Your task is to copy every line of the entries that contains "this".

- SUPPLIED DATA
· · · · ·
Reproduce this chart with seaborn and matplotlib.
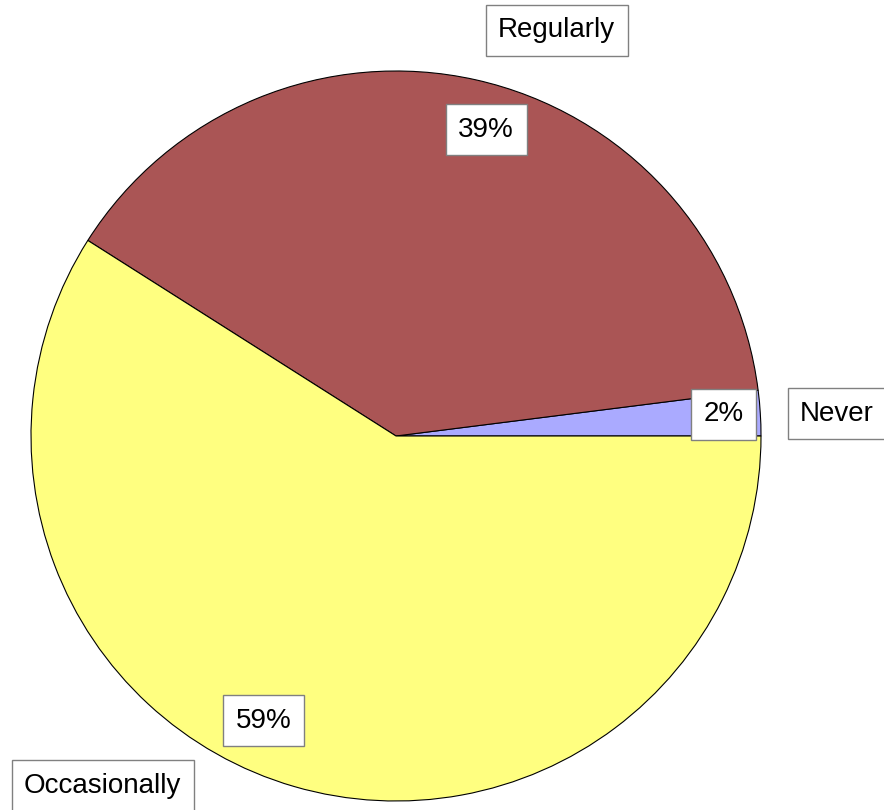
· · · · ·
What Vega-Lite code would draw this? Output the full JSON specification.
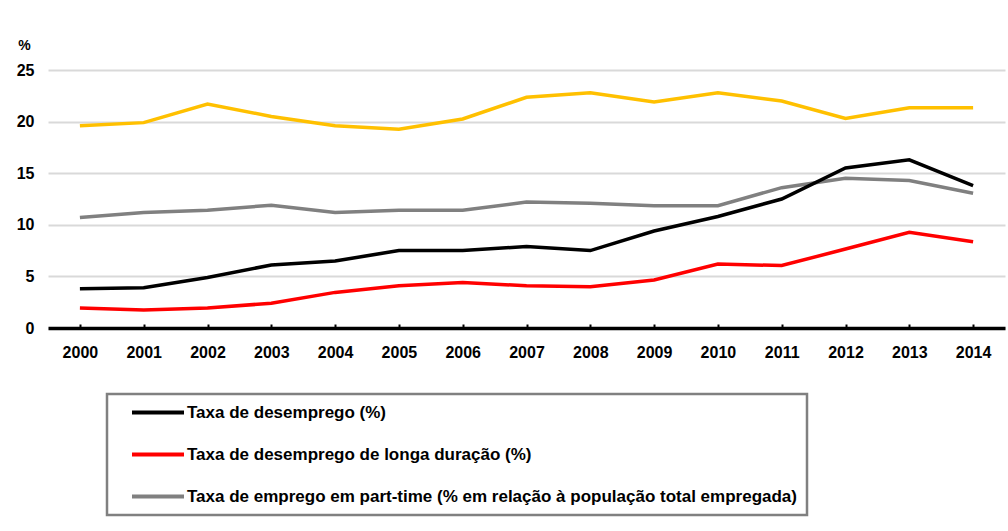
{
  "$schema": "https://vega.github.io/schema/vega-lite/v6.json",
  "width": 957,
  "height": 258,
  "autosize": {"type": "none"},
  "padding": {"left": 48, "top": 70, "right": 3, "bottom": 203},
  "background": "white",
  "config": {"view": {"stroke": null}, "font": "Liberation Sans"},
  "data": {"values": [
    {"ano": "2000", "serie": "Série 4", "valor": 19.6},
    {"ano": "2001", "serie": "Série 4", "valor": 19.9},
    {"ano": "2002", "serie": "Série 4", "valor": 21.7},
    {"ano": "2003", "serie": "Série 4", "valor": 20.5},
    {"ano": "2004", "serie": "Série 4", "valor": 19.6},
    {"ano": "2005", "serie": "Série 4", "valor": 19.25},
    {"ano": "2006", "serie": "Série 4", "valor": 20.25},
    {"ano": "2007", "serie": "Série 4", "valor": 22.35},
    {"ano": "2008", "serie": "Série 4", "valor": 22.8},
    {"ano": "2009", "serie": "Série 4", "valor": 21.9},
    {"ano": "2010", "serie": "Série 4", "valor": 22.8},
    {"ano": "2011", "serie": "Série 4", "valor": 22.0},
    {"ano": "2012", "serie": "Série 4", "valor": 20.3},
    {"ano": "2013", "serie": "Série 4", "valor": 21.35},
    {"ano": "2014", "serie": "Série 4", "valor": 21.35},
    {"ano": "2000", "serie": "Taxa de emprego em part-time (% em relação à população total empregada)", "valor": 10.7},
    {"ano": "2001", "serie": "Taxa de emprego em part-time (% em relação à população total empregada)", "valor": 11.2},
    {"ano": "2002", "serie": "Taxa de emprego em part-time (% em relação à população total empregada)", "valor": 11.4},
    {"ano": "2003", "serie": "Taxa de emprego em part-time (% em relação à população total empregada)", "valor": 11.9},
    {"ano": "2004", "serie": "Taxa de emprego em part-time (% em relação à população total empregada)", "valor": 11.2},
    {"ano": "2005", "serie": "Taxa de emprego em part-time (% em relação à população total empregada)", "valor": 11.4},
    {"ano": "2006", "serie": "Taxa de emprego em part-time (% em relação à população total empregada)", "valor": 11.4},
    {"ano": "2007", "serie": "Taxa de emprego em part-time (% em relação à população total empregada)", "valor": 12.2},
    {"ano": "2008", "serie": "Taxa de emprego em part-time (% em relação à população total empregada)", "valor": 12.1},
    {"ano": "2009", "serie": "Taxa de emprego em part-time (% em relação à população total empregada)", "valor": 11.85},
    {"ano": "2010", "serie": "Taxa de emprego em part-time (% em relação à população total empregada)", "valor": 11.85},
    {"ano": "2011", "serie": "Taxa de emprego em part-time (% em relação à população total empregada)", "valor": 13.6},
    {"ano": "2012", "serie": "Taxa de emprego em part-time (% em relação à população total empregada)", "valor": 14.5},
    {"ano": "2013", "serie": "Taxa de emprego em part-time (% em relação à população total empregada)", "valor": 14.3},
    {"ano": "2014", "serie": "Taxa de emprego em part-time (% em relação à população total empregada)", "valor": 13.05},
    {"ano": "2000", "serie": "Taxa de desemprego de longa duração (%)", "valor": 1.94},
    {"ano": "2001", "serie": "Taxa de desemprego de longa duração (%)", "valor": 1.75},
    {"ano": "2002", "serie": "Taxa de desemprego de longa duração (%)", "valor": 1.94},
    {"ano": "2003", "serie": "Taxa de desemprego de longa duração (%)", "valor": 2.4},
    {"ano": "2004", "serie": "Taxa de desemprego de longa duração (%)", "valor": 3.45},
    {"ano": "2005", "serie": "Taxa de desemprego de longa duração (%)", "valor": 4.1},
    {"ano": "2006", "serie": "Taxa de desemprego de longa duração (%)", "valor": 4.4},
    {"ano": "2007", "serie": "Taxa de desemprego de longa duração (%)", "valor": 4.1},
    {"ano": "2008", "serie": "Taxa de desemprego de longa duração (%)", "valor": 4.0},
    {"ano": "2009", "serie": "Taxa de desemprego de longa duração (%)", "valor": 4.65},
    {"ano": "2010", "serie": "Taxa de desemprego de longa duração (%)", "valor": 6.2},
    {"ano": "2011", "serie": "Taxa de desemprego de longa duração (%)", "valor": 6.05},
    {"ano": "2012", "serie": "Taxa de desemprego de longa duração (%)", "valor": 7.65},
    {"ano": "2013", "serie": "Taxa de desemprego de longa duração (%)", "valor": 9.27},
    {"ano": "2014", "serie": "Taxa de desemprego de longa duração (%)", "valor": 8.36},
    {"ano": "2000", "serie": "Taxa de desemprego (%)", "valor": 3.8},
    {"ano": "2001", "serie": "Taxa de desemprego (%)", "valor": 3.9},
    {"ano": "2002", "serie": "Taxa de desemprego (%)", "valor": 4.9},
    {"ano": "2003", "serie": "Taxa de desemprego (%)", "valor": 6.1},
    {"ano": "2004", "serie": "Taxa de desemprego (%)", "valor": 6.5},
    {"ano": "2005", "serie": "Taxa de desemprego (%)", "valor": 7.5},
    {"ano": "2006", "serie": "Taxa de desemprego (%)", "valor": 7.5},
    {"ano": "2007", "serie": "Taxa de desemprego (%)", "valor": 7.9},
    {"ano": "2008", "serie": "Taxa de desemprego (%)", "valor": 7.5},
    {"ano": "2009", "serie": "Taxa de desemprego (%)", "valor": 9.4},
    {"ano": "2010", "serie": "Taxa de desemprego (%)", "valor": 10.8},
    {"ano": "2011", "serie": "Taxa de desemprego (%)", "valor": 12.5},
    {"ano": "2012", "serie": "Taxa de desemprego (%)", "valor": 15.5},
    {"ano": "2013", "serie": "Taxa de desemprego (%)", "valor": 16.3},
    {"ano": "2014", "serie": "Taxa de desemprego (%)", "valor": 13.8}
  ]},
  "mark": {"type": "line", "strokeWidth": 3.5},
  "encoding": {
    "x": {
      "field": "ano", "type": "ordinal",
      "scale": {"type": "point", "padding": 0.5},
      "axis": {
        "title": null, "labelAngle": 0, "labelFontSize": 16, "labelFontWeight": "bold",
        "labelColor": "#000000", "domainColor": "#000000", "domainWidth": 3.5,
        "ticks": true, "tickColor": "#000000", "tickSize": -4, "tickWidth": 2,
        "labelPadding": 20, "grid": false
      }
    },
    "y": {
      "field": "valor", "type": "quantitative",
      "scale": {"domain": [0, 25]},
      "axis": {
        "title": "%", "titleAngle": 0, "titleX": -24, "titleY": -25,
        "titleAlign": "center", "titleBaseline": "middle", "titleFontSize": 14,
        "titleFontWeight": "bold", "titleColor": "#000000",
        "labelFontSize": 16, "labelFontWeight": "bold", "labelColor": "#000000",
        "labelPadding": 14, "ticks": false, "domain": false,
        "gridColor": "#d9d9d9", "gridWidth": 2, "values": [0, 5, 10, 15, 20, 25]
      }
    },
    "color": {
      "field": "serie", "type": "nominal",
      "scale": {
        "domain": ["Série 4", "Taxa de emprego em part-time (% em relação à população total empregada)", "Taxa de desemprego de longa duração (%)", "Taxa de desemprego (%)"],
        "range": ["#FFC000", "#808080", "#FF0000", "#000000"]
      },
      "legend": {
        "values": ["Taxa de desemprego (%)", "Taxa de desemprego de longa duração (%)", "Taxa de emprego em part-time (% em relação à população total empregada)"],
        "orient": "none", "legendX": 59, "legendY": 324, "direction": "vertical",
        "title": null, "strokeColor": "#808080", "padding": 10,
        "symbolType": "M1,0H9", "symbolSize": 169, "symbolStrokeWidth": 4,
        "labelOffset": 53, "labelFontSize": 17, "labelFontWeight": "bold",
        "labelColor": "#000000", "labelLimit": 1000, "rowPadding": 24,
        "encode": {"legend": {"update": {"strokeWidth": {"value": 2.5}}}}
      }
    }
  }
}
· · · · ·
- SOLVED EXERCISE
Reproduce this chart with seaborn and matplotlib.
What Vega-Lite code would draw this? Output the full JSON specification.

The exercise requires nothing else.